Smith, a New York native, said he welcomed the rain because “we need it for our environment” and “we needed a switch” in weather.

As of late Tuesday afternoon, less than half an inch of rain had fallen in parts of the Santa Clarita Valley, said weather specialist Stuart Seto of the National Weather Service.

Seto said the “big push” of rain was likely to hit after midnight Tuesday and continue into the morning hours today.
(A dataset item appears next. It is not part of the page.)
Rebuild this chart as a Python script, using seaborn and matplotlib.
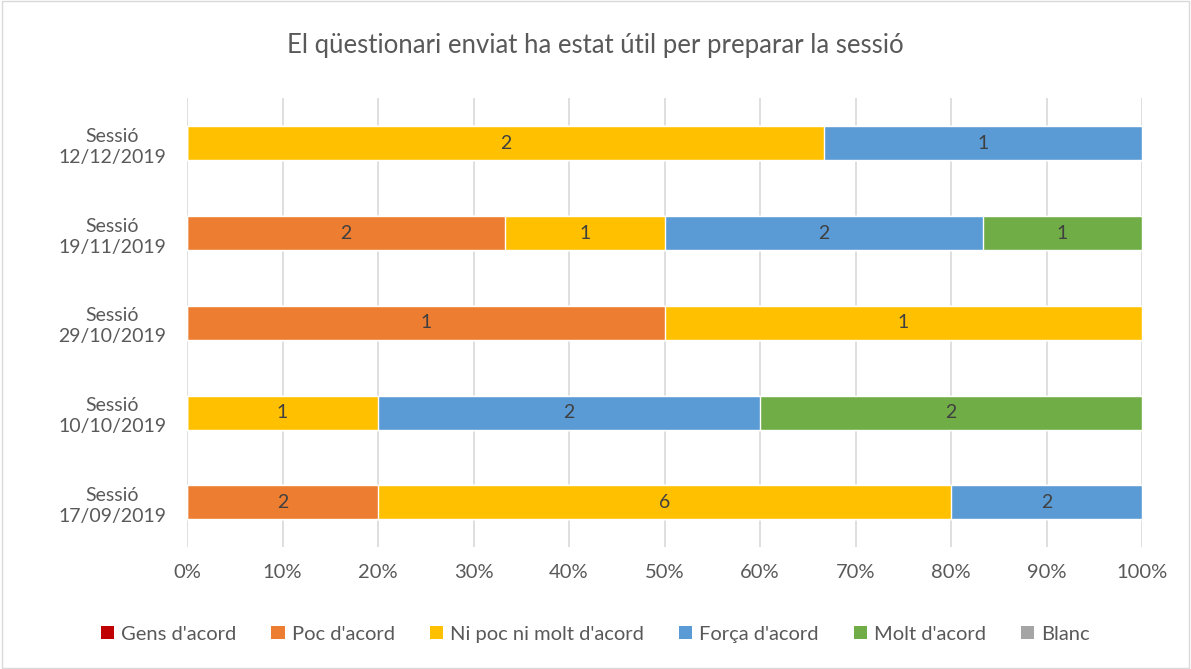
import numpy as np
import pandas as pd
import matplotlib
matplotlib.use("Agg")
import matplotlib.pyplot as plt
from matplotlib.patches import Patch, Rectangle
import seaborn as sns

sessions = ["Sessió\n12/12/2019", "Sessió\n19/11/2019", "Sessió\n29/10/2019",
            "Sessió\n10/10/2019", "Sessió\n17/09/2019"]
categories = ["Gens d'acord", "Poc d'acord", "Ni poc ni molt d'acord",
              "Força d'acord", "Molt d'acord", "Blanc"]
gens = [0, 0, 0, 0, 0]
poc = [0, 2, 1, 0, 2]
ni_poc = [2, 1, 1, 1, 6]
forca = [1, 2, 0, 2, 2]
molt = [0, 1, 0, 2, 0]
blanc = [0, 0, 0, 0, 0]
colors = ["#C00000", "#ED7D31", "#FFC000", "#5B9BD5", "#70AD47", "#A5A5A5"]
title = "El qüestionari enviat ha estat útil per preparar la sessió"

sns.set_theme(style="white")
plt.rcParams["font.family"] = ["Lato", "DejaVu Sans"]

counts = np.array([gens, poc, ni_poc, forca, molt, blanc], dtype=float)
totals = counts.sum(axis=0)
pct = counts / totals * 100
cum = np.cumsum(pct, axis=0)

fig = plt.figure(figsize=(11.91, 6.69), dpi=100)
fig.patches.append(Rectangle((0.002, 0.002), 0.996, 0.996, transform=fig.transFigure,
                             fill=False, edgecolor="#D9D9D9", linewidth=1.0))
ax = fig.add_axes([0.157, 0.182, 0.802, 0.671])

for i in range(len(categories) - 1, -1, -1):
    df = pd.DataFrame({"session": sessions, "value": cum[i]})
    sns.barplot(data=df, x="value", y="session", orient="h", color=colors[i],
                width=0.38, saturation=1, ax=ax, zorder=3)

for i in range(len(categories)):
    for j in range(len(sessions)):
        if counts[i, j] > 0:
            center = cum[i, j] - pct[i, j] / 2
            ax.text(center, j, f"{int(counts[i, j])}", ha="center", va="center",
                    fontsize=14, color="#404040", zorder=5)

ax.set_xlim(0, 100)
ax.set_ylim(4.5, -0.5)
ax.set_xticks(np.arange(0, 101, 10))
ax.set_xticklabels([f"{v}%" for v in range(0, 101, 10)])
ax.xaxis.grid(True, color="#D9D9D9", linewidth=1.2, zorder=0)
ax.set_axisbelow(True)
ax.set_xlabel("")
ax.set_ylabel("")
for s in ax.spines.values():
    s.set_visible(False)
ax.tick_params(axis="both", length=0, labelsize=14.5, labelcolor="#595959")
ax.tick_params(axis="x", pad=12)
ax.tick_params(axis="y", labelsize=14, pad=15)
for lbl in ax.get_yticklabels():
    lbl.set_multialignment("center")
    lbl.set_linespacing(1.3)

fig.text(0.5, 0.932, title, ha="center", va="center", fontsize=18.5, color="#595959")

handles = [Patch(facecolor=c, edgecolor="none") for c in colors]
fig.legend(handles, categories, loc="center", bbox_to_anchor=(0.5, 0.052), ncol=6,
           frameon=False, fontsize=14.5, handlelength=0.65, handleheight=0.65,
           columnspacing=1.75, handletextpad=0.35, labelcolor="#595959")

fig.savefig("out.png", dpi=100)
The weather service forecasts clouds will clear and temperatures will warm up starting Thursday, Seto said.

“Thursday through Tuesday look mostly clear,” Seto said. “temperatures (start) warming again probably in the low to mid 80s Thursday (until) Saturday,” he said.

The California Highway Patrol also responded to several collisions throughout the day, said Officer Michelle Esposito.

“Anytime we have the first rain, it brings up the oil from roadway and causes several collisions because people don’t adjust their speed,” Esposito said. “So it’s their speed that causes the collisions, not the rain.”

Monrovia resident Jeff Caldwell said he tried to drive more slowly, keep more distance from other cars, avoid skidding and stay away from flooded areas on his drive to Santa Clarita.

“I haven’t seen any accidents, which is surprising given the first storm of the season,” he said.

In his drive along Interstate 210 and I-5 to a business meeting in Santa Clarita, Caldwell said the traffic was “light.”

A flash flood warning for areas burned by The Station Fire remains in effect through the afternoon today, Seto said.

Levesque said the Los Angeles County Department of Public Works has worked aggressively to put up concrete rails in areas prone to flooding.